[start DATASET EXCERPTS]

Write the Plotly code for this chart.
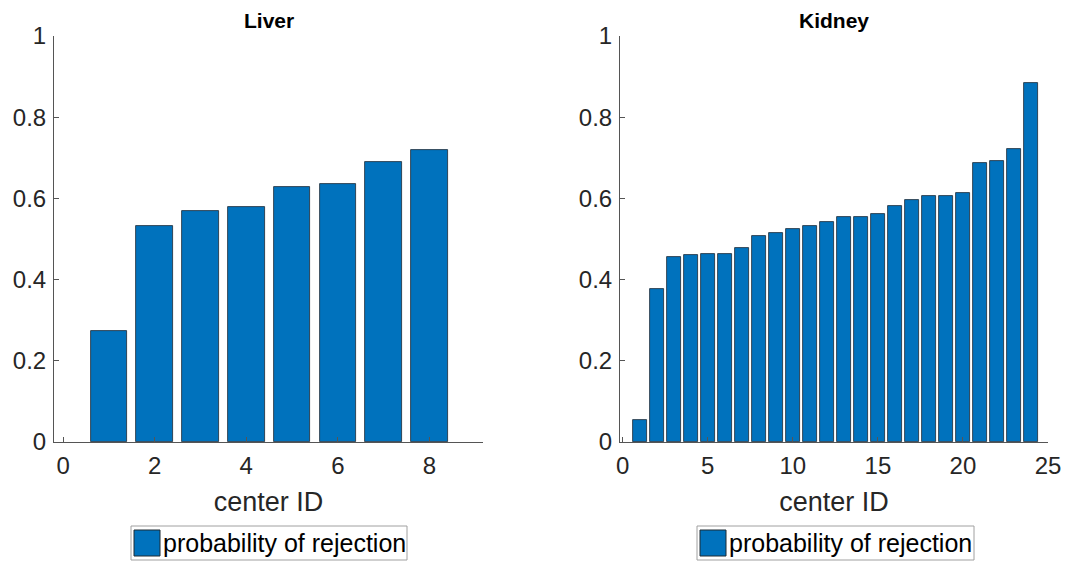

[end DATASET EXCERPTS]
[start DATASET EXCERPTS]

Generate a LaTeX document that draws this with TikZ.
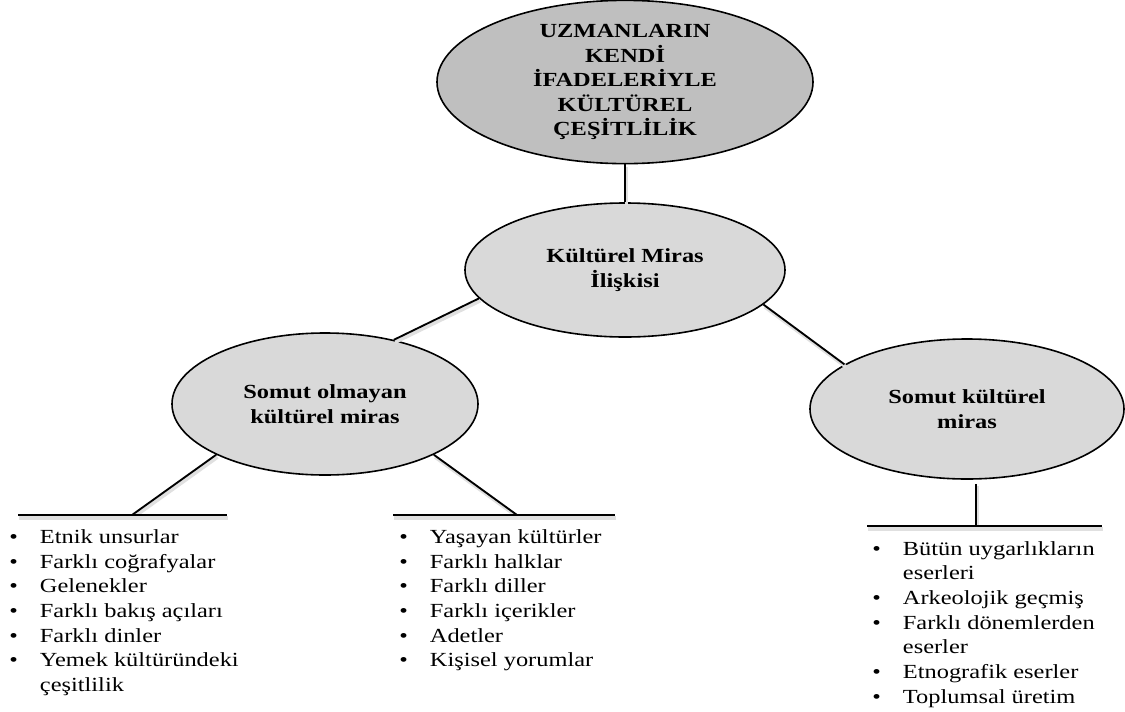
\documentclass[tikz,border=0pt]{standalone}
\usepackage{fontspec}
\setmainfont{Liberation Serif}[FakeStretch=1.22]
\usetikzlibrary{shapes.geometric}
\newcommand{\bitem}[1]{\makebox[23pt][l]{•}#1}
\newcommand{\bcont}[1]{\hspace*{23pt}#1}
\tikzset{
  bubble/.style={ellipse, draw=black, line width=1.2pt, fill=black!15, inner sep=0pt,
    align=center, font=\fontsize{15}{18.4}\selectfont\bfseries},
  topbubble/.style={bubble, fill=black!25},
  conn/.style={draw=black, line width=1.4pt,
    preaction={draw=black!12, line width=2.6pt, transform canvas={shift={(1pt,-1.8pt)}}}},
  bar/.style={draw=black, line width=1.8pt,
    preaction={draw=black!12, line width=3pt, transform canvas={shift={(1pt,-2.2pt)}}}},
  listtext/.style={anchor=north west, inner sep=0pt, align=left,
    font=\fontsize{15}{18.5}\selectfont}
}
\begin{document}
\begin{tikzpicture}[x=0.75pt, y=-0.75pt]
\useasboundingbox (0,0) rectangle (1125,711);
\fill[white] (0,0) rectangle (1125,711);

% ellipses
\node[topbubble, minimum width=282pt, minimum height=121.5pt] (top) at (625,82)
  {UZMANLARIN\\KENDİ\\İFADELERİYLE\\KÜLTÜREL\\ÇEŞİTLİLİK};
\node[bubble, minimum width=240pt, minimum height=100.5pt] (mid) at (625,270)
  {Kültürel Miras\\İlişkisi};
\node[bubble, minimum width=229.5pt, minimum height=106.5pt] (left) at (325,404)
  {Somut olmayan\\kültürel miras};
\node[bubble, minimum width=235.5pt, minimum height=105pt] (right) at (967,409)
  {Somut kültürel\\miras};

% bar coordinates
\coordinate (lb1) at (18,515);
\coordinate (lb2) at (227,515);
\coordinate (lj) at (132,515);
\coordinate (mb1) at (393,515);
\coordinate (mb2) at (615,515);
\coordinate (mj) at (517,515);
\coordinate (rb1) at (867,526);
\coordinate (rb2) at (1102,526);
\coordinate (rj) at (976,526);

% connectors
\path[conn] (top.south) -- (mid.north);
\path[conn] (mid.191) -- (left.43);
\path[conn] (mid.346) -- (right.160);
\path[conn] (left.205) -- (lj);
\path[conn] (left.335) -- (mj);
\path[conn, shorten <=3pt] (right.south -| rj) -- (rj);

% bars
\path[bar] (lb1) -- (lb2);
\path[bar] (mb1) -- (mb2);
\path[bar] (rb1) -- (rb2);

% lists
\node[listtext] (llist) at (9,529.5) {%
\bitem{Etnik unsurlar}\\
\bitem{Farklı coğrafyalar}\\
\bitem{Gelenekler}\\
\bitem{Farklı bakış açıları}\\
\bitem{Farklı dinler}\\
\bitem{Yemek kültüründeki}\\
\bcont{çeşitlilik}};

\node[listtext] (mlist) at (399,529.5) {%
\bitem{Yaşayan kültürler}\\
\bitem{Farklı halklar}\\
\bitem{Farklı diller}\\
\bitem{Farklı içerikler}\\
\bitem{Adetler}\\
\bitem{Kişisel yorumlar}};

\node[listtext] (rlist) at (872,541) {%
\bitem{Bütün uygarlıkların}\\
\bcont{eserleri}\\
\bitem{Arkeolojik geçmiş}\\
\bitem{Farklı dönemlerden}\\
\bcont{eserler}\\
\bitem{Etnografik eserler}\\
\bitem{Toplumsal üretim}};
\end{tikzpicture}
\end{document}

[end DATASET EXCERPTS]

DESCRIPTION OF THE TASK:
Copy nothing but the lines above from the one with "Generate a LaTeX" to the one with "(right.south -| rj) -- (rj);", inclusive, word for word. Leave every picture out.

TASK ANSWER:
Generate a LaTeX document that draws this with TikZ.
\documentclass[tikz,border=0pt]{standalone}
\usepackage{fontspec}
\setmainfont{Liberation Serif}[FakeStretch=1.22]
\usetikzlibrary{shapes.geometric}
\newcommand{\bitem}[1]{\makebox[23pt][l]{•}#1}
\newcommand{\bcont}[1]{\hspace*{23pt}#1}
\tikzset{
  bubble/.style={ellipse, draw=black, line width=1.2pt, fill=black!15, inner sep=0pt,
    align=center, font=\fontsize{15}{18.4}\selectfont\bfseries},
  topbubble/.style={bubble, fill=black!25},
  conn/.style={draw=black, line width=1.4pt,
    preaction={draw=black!12, line width=2.6pt, transform canvas={shift={(1pt,-1.8pt)}}}},
  bar/.style={draw=black, line width=1.8pt,
    preaction={draw=black!12, line width=3pt, transform canvas={shift={(1pt,-2.2pt)}}}},
  listtext/.style={anchor=north west, inner sep=0pt, align=left,
    font=\fontsize{15}{18.5}\selectfont}
}
\begin{document}
\begin{tikzpicture}[x=0.75pt, y=-0.75pt]
\useasboundingbox (0,0) rectangle (1125,711);
\fill[white] (0,0) rectangle (1125,711);

% ellipses
\node[topbubble, minimum width=282pt, minimum height=121.5pt] (top) at (625,82)
  {UZMANLARIN\\KENDİ\\İFADELERİYLE\\KÜLTÜREL\\ÇEŞİTLİLİK};
\node[bubble, minimum width=240pt, minimum height=100.5pt] (mid) at (625,270)
  {Kültürel Miras\\İlişkisi};
\node[bubble, minimum width=229.5pt, minimum height=106.5pt] (left) at (325,404)
  {Somut olmayan\\kültürel miras};
\node[bubble, minimum width=235.5pt, minimum height=105pt] (right) at (967,409)
  {Somut kültürel\\miras};

% bar coordinates
\coordinate (lb1) at (18,515);
\coordinate (lb2) at (227,515);
\coordinate (lj) at (132,515);
\coordinate (mb1) at (393,515);
\coordinate (mb2) at (615,515);
\coordinate (mj) at (517,515);
\coordinate (rb1) at (867,526);
\coordinate (rb2) at (1102,526);
\coordinate (rj) at (976,526);

% connectors
\path[conn] (top.south) -- (mid.north);
\path[conn] (mid.191) -- (left.43);
\path[conn] (mid.346) -- (right.160);
\path[conn] (left.205) -- (lj);
\path[conn] (left.335) -- (mj);
\path[conn, shorten <=3pt] (right.south -| rj) -- (rj);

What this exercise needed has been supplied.